Over the past few months this document has been out to consultation and during that time it has received some criticism, especially from those wishing to preserve both green spaces and heritage. It seems, if press reports are to be believed, that many of those complaints have been assuaged.
However, in all those consultation issues it seems that one of the major elements of this new framework has been missed – the relationship now between national, local and neighbourhood planning.
On one hand the Government is to be applauded for reducing a National policy of over 1,000 pages down to just over 50. Whilst some might relish this deregulation they easily forget that the key driver for this was to hand down more planning policy to the local and neighbourhood so that they alone can determine their own policies for the place in which they live. These ideas were presaged in the Localism Act and the announcement of the NPPF is the next key building block in enacting the Localism Act.

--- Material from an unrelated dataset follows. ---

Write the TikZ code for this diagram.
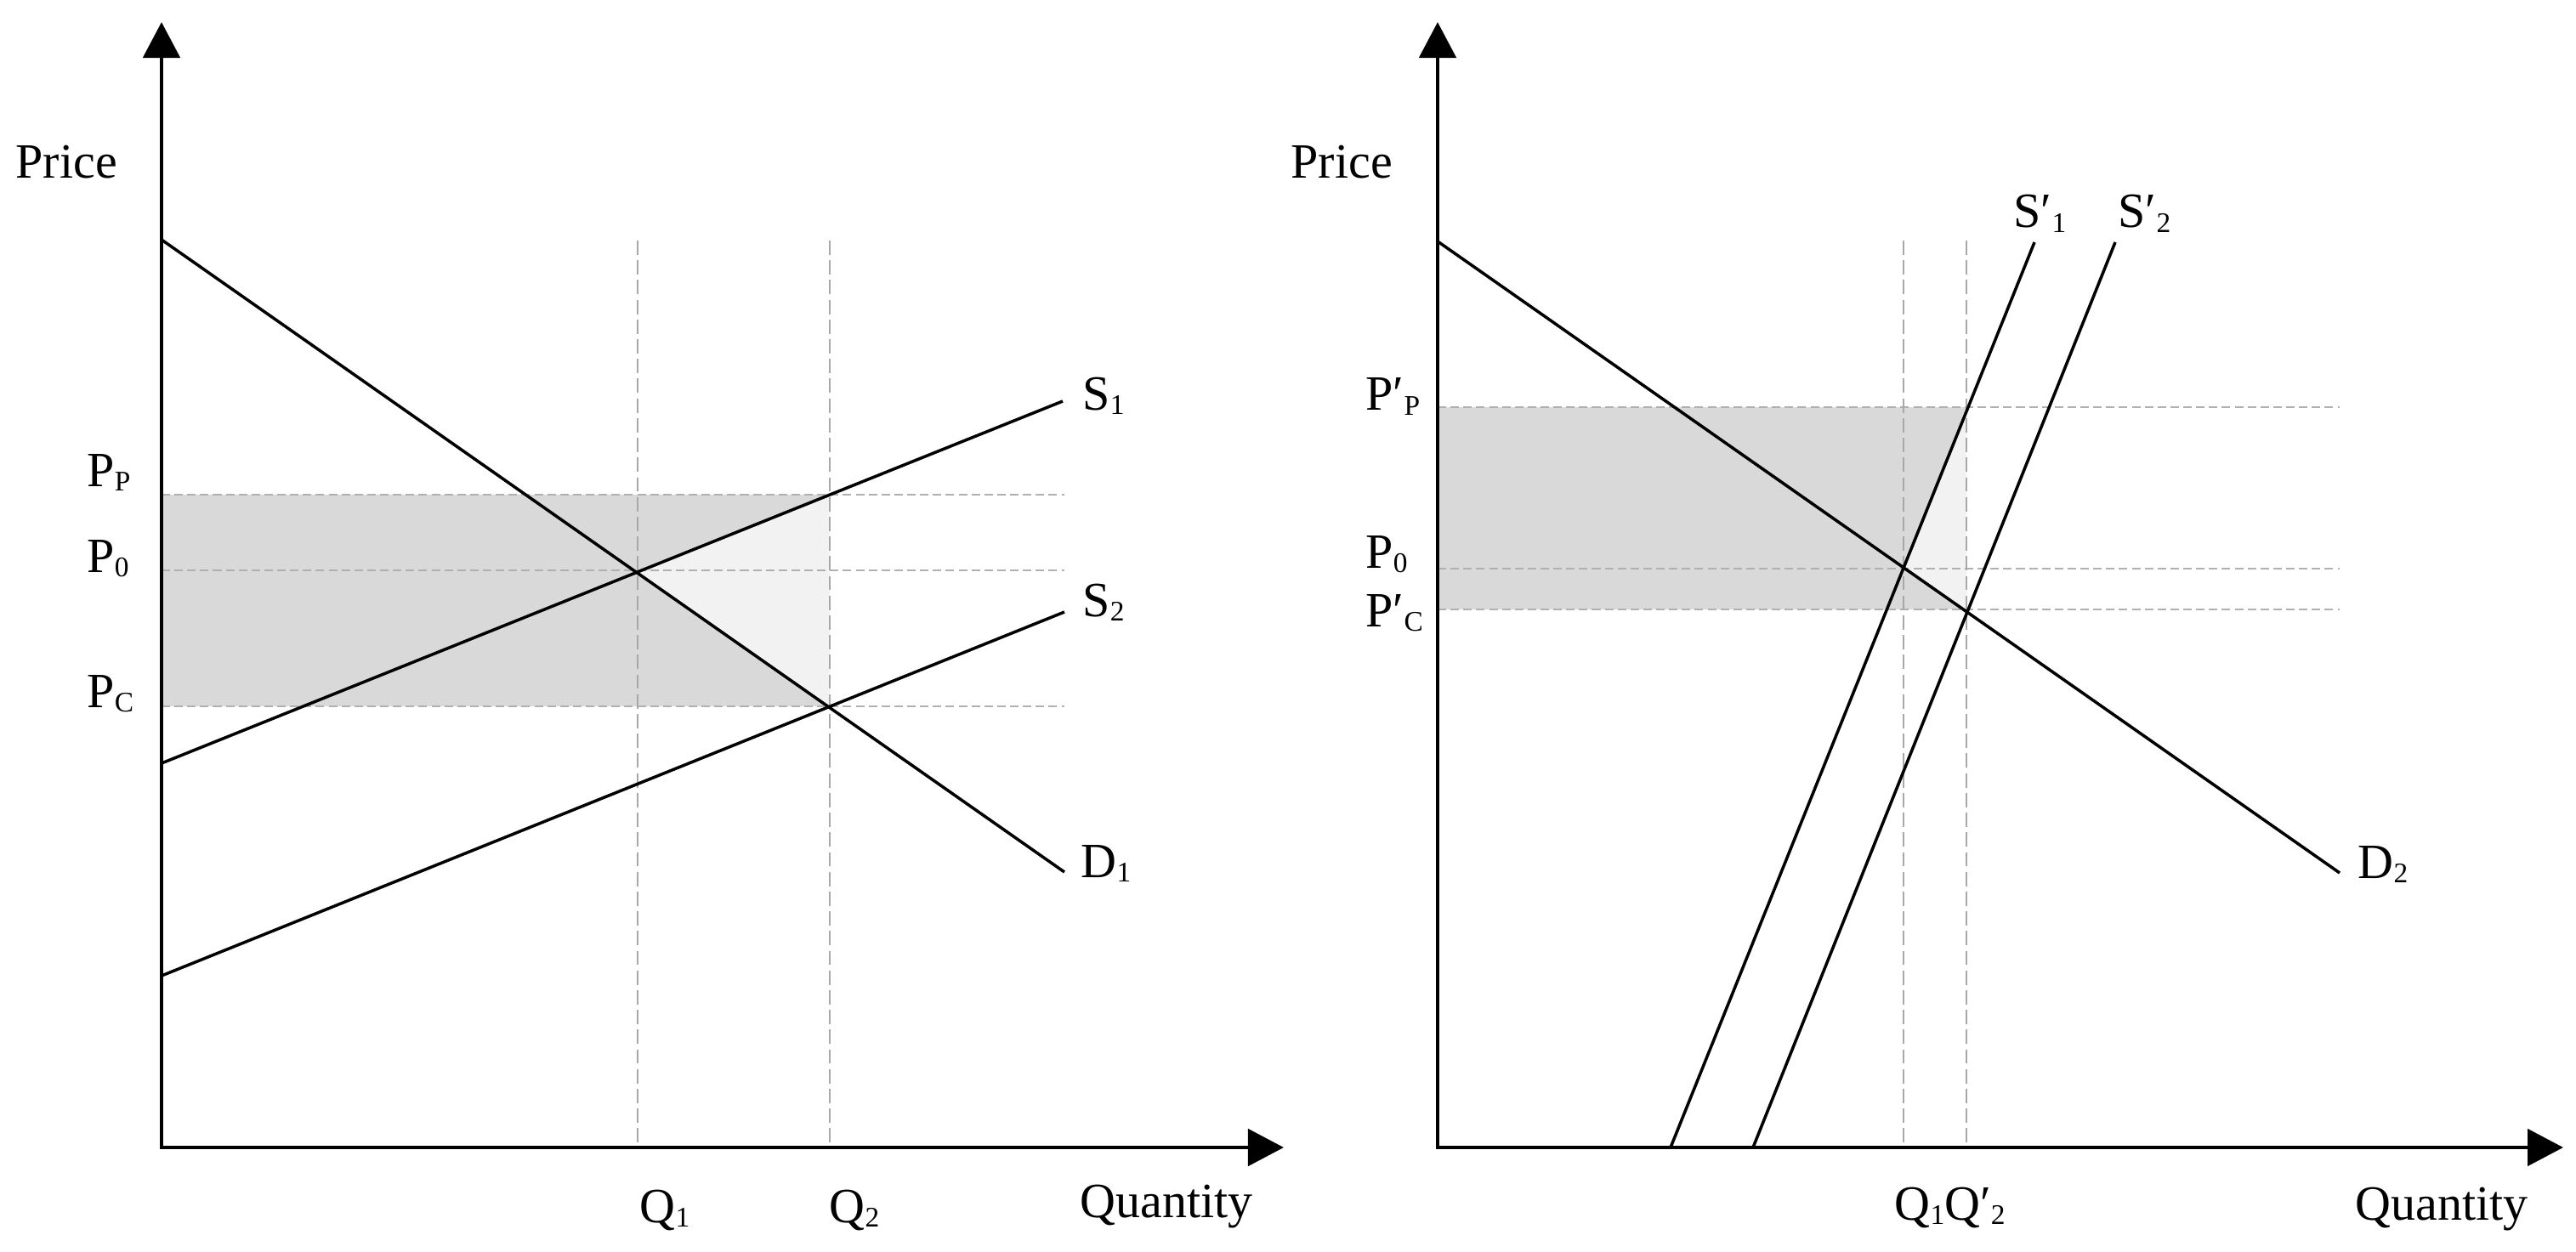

There are some who argue that this fragmentation of policy will mean extra development costs as architects struggle to work with a range of local authorities each with differing policy. It is clear this is an issue but the power of the argument for localism makes this inevitable – and as some older architects have told me this used to be the issue with Building Control before national regulation came into being.
As the phrase goes ‘the tectonic plates are moving’, and it is wise developers who understand that local needs will drive local policy and to ensure you get the best chance of success at planning you now need to engage more with Councillors, planners and the communities they serve.